> [Data provided]
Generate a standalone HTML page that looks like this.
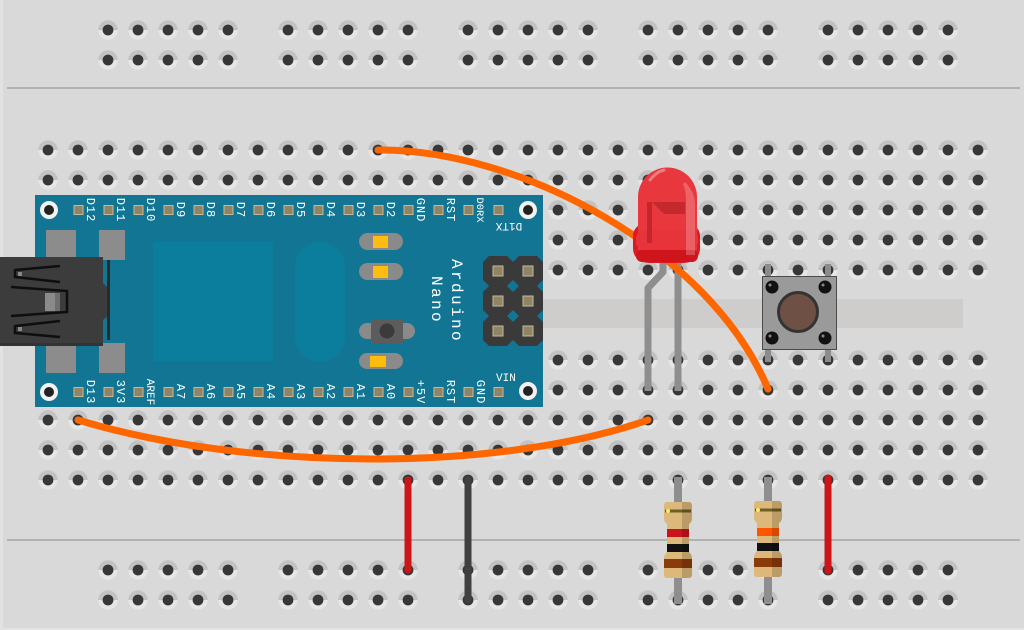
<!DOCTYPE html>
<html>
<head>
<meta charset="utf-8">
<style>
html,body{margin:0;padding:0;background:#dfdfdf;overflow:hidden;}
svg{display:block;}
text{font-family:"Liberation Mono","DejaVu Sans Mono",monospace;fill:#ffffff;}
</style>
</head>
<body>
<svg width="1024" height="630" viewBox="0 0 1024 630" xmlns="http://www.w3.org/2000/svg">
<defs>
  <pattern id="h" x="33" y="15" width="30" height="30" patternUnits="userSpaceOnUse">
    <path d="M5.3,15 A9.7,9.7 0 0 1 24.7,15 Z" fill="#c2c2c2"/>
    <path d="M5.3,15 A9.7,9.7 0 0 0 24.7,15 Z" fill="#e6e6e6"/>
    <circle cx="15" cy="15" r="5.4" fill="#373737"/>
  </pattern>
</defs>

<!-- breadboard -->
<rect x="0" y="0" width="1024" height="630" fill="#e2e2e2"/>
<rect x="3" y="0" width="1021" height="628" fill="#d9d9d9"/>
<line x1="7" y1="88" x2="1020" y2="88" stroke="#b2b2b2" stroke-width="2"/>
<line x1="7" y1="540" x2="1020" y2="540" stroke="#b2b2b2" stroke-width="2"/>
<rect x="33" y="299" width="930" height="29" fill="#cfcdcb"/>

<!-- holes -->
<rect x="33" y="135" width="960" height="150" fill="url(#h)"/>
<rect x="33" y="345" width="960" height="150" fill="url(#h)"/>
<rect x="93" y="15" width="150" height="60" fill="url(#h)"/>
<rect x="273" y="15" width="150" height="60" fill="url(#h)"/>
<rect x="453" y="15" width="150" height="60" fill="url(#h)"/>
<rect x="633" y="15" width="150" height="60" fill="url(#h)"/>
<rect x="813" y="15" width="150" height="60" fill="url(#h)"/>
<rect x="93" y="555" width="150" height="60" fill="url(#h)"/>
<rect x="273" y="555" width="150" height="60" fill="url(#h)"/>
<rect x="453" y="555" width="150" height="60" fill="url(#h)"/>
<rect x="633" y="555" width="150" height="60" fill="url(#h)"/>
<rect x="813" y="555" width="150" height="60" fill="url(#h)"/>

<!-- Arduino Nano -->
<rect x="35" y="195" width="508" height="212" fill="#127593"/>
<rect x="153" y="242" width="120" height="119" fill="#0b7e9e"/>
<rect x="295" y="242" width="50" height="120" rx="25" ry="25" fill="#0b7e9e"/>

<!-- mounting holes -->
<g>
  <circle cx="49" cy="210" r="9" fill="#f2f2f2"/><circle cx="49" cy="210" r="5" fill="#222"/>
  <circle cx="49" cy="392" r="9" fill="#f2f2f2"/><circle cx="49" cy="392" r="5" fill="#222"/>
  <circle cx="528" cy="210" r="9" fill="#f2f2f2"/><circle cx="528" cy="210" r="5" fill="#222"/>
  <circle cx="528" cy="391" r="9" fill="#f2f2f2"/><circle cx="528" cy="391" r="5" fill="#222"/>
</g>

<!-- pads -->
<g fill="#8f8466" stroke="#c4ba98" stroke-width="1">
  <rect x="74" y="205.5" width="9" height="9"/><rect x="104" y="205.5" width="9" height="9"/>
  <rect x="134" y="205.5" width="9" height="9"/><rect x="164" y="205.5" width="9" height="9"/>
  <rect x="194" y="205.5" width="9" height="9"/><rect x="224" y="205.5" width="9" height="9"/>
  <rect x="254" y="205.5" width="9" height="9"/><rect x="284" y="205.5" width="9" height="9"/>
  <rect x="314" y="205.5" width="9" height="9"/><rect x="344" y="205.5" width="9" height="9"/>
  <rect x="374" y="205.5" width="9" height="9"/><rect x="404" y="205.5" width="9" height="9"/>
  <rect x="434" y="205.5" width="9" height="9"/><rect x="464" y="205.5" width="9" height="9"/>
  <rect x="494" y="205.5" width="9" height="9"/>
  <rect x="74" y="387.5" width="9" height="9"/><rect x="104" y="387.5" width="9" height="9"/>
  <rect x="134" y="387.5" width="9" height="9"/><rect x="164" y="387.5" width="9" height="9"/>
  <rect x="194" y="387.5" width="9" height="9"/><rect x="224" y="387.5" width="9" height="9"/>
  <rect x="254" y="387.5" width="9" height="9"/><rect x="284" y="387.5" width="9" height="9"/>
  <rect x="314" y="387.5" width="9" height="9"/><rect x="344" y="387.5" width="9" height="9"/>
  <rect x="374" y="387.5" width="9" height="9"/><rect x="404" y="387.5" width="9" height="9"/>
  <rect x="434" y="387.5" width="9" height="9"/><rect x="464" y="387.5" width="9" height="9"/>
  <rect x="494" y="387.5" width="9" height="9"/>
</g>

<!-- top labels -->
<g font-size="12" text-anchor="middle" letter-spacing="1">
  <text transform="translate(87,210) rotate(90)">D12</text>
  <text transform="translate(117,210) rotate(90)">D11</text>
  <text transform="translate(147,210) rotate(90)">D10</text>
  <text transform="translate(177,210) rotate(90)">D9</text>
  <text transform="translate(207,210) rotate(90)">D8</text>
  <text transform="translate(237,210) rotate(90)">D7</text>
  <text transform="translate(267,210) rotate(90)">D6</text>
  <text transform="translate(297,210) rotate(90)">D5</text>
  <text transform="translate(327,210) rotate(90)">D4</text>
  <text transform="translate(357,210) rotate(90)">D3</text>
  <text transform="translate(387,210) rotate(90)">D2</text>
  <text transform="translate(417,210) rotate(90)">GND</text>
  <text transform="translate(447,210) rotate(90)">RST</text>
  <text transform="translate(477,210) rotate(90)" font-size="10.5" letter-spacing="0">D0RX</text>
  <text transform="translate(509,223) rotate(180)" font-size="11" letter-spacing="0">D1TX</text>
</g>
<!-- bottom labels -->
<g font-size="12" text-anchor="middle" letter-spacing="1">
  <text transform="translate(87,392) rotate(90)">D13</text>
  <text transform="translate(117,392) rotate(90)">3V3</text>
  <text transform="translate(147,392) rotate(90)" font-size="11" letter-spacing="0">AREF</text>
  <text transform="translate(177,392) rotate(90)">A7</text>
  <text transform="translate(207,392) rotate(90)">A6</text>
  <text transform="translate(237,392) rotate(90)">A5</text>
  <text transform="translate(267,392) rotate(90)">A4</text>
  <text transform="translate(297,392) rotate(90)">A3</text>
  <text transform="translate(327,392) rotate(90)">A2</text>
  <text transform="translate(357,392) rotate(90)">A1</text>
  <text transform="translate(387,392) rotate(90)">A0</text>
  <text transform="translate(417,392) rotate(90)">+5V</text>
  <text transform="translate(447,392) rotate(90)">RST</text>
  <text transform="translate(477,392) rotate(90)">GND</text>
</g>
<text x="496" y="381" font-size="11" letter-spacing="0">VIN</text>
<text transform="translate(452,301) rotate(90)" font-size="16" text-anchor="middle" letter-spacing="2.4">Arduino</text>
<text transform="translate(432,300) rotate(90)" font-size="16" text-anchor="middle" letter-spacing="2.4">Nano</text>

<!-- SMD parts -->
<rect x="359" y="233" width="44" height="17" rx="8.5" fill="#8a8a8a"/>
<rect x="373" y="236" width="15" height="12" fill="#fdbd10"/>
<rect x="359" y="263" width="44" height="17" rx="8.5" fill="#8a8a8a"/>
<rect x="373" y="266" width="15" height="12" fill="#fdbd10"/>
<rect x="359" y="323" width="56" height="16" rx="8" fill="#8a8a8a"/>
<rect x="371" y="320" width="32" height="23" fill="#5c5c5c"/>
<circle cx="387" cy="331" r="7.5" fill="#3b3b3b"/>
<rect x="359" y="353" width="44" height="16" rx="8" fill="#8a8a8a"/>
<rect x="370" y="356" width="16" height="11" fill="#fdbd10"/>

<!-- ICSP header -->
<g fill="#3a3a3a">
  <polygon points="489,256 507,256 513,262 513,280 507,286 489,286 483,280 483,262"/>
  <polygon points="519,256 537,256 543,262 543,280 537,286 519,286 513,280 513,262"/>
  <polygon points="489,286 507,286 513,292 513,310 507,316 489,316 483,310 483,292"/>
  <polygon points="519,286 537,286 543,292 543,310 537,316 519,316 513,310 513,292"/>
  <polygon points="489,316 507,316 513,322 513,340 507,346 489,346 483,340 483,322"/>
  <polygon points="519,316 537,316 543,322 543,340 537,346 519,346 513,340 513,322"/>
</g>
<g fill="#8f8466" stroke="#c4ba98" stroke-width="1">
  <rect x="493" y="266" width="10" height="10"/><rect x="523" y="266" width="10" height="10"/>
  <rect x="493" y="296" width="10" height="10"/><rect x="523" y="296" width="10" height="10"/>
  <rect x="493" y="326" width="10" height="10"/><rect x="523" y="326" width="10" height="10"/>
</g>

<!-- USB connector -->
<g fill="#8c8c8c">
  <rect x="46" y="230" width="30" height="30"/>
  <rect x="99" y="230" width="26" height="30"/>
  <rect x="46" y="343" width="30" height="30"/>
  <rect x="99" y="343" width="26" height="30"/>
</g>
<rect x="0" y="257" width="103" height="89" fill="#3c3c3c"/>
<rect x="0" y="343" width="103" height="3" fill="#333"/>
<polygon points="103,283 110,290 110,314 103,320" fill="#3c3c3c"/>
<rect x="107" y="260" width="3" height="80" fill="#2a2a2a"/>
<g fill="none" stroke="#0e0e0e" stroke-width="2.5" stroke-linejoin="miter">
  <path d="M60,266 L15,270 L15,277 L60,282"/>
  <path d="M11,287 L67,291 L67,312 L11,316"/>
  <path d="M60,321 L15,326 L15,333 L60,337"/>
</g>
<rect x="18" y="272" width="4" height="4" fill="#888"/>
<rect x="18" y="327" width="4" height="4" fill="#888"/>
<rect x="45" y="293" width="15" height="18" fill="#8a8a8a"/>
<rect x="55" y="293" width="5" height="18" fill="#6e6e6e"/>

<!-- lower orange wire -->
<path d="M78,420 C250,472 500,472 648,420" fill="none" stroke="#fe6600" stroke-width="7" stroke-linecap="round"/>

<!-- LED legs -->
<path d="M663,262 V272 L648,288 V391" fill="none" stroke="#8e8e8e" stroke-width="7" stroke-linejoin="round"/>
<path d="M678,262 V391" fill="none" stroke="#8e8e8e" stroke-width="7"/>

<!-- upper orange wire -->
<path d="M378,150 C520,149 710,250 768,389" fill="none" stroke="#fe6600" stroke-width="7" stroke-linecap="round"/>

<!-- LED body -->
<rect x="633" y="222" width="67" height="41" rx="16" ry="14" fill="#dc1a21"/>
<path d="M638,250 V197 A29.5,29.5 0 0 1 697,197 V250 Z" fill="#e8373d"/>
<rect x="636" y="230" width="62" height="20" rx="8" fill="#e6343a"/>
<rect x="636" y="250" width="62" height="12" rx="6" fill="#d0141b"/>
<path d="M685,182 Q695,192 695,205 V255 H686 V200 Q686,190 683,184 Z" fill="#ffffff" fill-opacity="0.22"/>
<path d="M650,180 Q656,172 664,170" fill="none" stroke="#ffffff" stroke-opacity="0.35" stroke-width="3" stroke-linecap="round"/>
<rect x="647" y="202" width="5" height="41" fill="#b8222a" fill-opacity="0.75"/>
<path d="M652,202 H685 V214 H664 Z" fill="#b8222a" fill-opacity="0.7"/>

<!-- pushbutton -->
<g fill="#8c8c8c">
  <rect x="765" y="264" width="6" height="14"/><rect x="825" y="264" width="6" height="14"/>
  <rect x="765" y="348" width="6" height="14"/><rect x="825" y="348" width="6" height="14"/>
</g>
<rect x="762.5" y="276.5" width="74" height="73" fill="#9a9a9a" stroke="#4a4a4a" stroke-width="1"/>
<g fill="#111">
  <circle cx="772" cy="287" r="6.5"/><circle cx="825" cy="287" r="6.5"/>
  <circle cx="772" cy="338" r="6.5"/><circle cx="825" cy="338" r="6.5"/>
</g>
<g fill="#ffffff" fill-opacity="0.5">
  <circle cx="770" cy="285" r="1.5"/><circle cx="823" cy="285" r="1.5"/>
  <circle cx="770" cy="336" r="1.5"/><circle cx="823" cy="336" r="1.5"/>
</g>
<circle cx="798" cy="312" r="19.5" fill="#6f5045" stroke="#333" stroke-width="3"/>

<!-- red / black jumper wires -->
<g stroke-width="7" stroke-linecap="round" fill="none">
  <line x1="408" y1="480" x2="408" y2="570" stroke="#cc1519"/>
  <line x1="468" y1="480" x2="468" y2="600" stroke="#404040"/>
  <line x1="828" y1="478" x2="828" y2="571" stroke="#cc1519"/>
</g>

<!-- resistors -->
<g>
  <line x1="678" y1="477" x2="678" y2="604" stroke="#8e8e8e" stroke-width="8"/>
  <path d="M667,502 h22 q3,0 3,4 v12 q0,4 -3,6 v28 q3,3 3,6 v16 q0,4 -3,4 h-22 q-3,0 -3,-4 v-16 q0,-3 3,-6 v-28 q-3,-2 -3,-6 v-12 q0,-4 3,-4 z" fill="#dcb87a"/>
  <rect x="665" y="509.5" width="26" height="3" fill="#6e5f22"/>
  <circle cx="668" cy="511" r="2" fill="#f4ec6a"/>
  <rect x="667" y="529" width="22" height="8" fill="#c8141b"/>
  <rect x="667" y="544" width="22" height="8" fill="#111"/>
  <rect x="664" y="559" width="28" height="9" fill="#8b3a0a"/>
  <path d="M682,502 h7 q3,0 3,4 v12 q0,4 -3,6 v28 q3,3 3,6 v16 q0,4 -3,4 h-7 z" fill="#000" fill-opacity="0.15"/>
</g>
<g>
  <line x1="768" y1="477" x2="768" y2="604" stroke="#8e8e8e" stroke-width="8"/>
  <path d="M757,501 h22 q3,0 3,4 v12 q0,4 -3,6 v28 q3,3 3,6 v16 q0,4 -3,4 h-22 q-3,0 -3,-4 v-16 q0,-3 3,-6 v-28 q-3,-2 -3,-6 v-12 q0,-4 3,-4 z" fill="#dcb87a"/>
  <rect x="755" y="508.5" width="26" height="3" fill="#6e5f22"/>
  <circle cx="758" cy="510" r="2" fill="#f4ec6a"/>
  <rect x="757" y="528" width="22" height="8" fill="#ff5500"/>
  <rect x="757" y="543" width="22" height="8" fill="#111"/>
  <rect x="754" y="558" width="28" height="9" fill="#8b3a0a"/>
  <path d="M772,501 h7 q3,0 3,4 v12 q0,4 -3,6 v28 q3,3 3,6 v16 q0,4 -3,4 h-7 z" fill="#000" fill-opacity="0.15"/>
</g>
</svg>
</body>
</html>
--
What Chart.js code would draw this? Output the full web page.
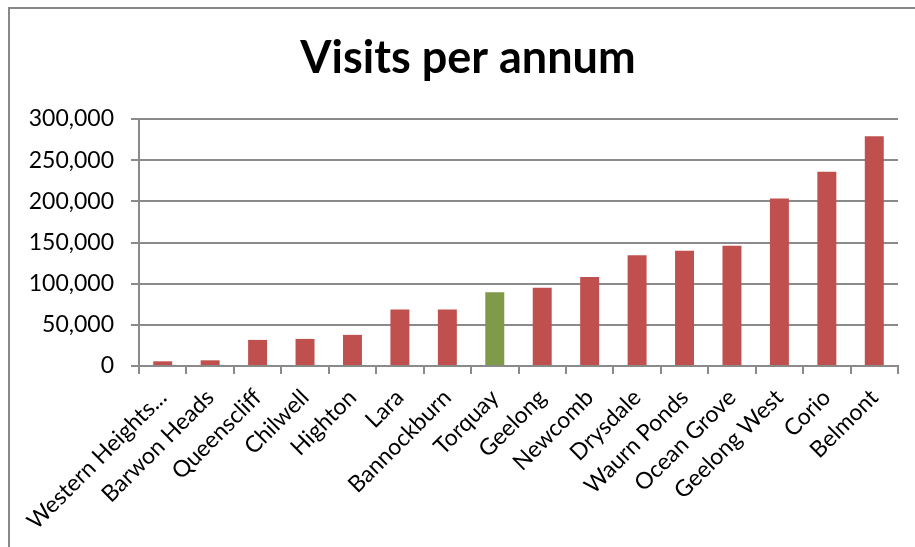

> [Request]
Scan the listing above. Collect all lines with the word "page".

> [Exercise response]
Generate a standalone HTML page that looks like this.
What Chart.js code would draw this? Output the full web page.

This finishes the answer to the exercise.